There are many, many activities you can try in Second Life which you may not by able to participate in or enjoy in the physical world. For me this has meant – among other things – playing the odd round of golf (a game I am not overly fond of outside of SL!).
I first tried my hand at a full 18-hole golf course in 2014, when I visited the AERO Golf Club (you can read about that visit here). As I hadn’t been golfing for a while, I suggested to Caitlyn we give it a try together. Given the last time I visited AERO was in mid-2015, it seemed natural for us to head there.
I have no idea how many golf systems are available in Second Life, but the one employed by AERO is very easy to get to grips with and enjoy. The course itself – the work of Kaja Ashland and Marcus Bremser – is very well laid-out, and was last redesigned in (I think) 2015. Visitors arrive on the east side of the region, on the front terrace of the clubhouse. A quick walk through to the back terrace will take you past the pool and to the golf shack tucked into a corner where you can pick-up your clubs, HUD and scorecard.
There are no fees for playing at AERO, but you will need to join the in-world group. When you have done so, touch the golf bag in the hut to receive your club (actually three in one), HUD and scorecard. Wear / add all three, and you are set to go! The first tee is just a short walk from the hut; a par 4, it takes you down the length of the canal which almost cuts the course in two.
Game play is a case of selecting your teeing spot between the two markers, selecting your club type from the HUD (driver, obviously when teeing-off), and then taking note of the wind speed and direction (indicated by a particle cloud which appears next to you when you select your club). The LEFT and RIGHT arrow keys can then be used to adjust the angle at which you will strike the ball (indicated by a pointer on the ground) to compensate for the wind and get your ball down towards the green. Then it is a case of making sure the cursor is over the ground and then clicking and holding the left mouse button to both commence your swing and select the force with which you hit the ball (indicated by a power bar). Releasing the mouse button completes your swing.
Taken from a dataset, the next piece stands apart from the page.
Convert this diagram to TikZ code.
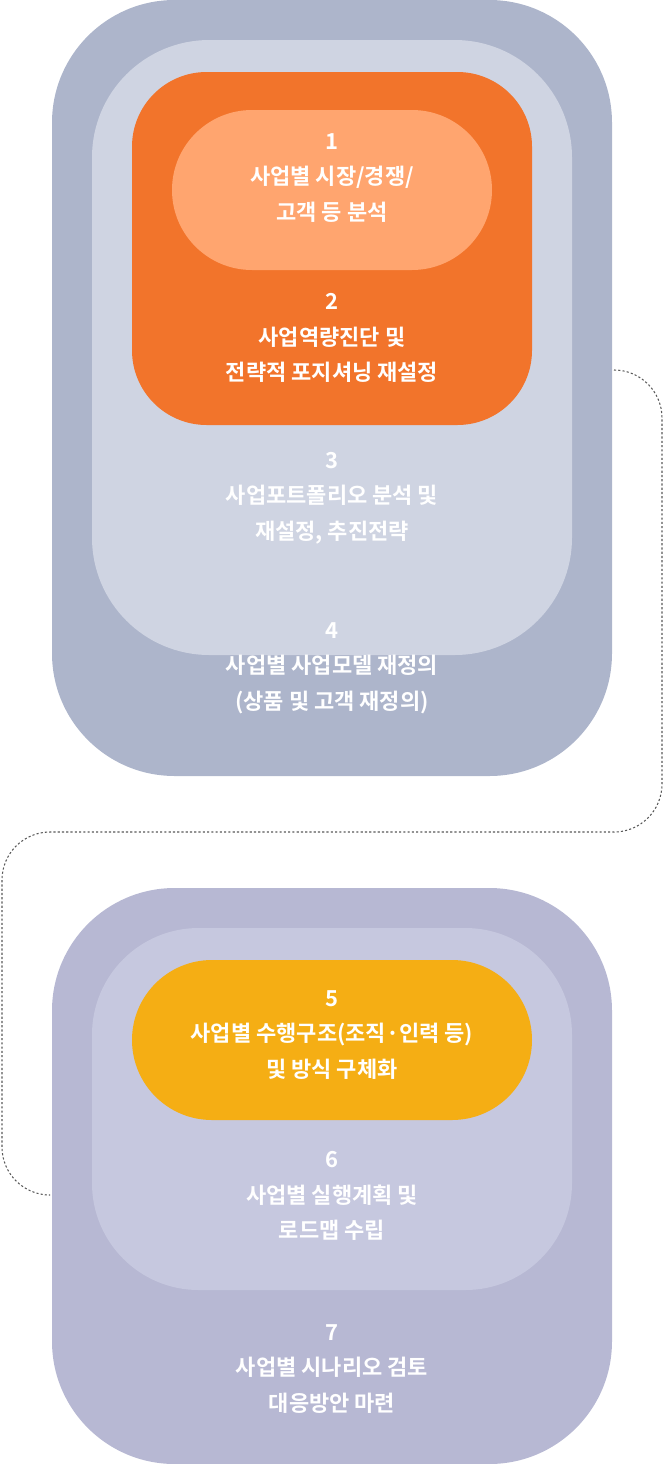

The flight of a ball is indicated by a line. By default, this is white, but you can use the Settings option on the HUD to select a preferred colour – handy when playing in a group. Additional strokes are played the same way, with the option of using a wedge for chipping up onto a green or getting out of a bunker, and a putter when on the green. Throughout it all your scorecard will track your shots and keep score.
The holes themselves vary in difficulty – and shorter par holes are not necessarily easier than those with a dog leg or other obstacle: the shorter par needs a steady finger on the strength of your swing or you can end up well into the rough on the far side of the hole!
The eleventh hole has a wicked shot across a bay which cuts into the course, requiring you select your teeing-off spot with care. Should your ball fall into the water at any time, the easiest thing is to remain where you are and try again.
One might argue that it would be nice to have a wider selection of clubs – particularly if you are a golfer – than just the driver, wedge and putter. But the truth is, these are more than adequate and mean that a round of golf is enjoyable without becoming taxing or complicated for the occasional / novice player.
I do have a couple of very small tips: if you use an over-the-shoulder camera view by default, you might want to centre your camera up when playing to get an more accurate view of the ground pointer. Also, if you have double-click to teleport enabled, you might want to turn it off; I carelessly mis-clicked on a putt and ended up attempting to teleport on the spot and lost a stroke.
As well as the 18 holes, AERO offers a poolside terrace and an indoor bar for socialising after a game. The cliff-sided bay I mentioned above has a small beach offering deck chairs and loungers, and there are several points around the course where you can take a break from play and enjoy a chat. You can also break-off from a round if the physical world or other requirements intrude; your card will retain your score and progress. However, the clubs are time-limited; should you return and find they have expired, simply obtain a new HUD, club and scorecard from the golf shack, and use the clubs / HUD with your “old” scorecard, and you’ll be able to finish your round.
Should you enjoy your time at AERO, do consider making a donation towards the upkeep of the course, and if you end up playing regularly there, you might want to purchase the pro scorecard – again, the fee goes towards the course.
AERO Golf Club is one of several scattered across Second Life and offers a fun way to enjoy golf in Second Life amidst gorgeous surroundings. Other clubs can be found in the Sports & Hobbies section of the Destination Guide (and doubtless elsewhere in the DG as well!).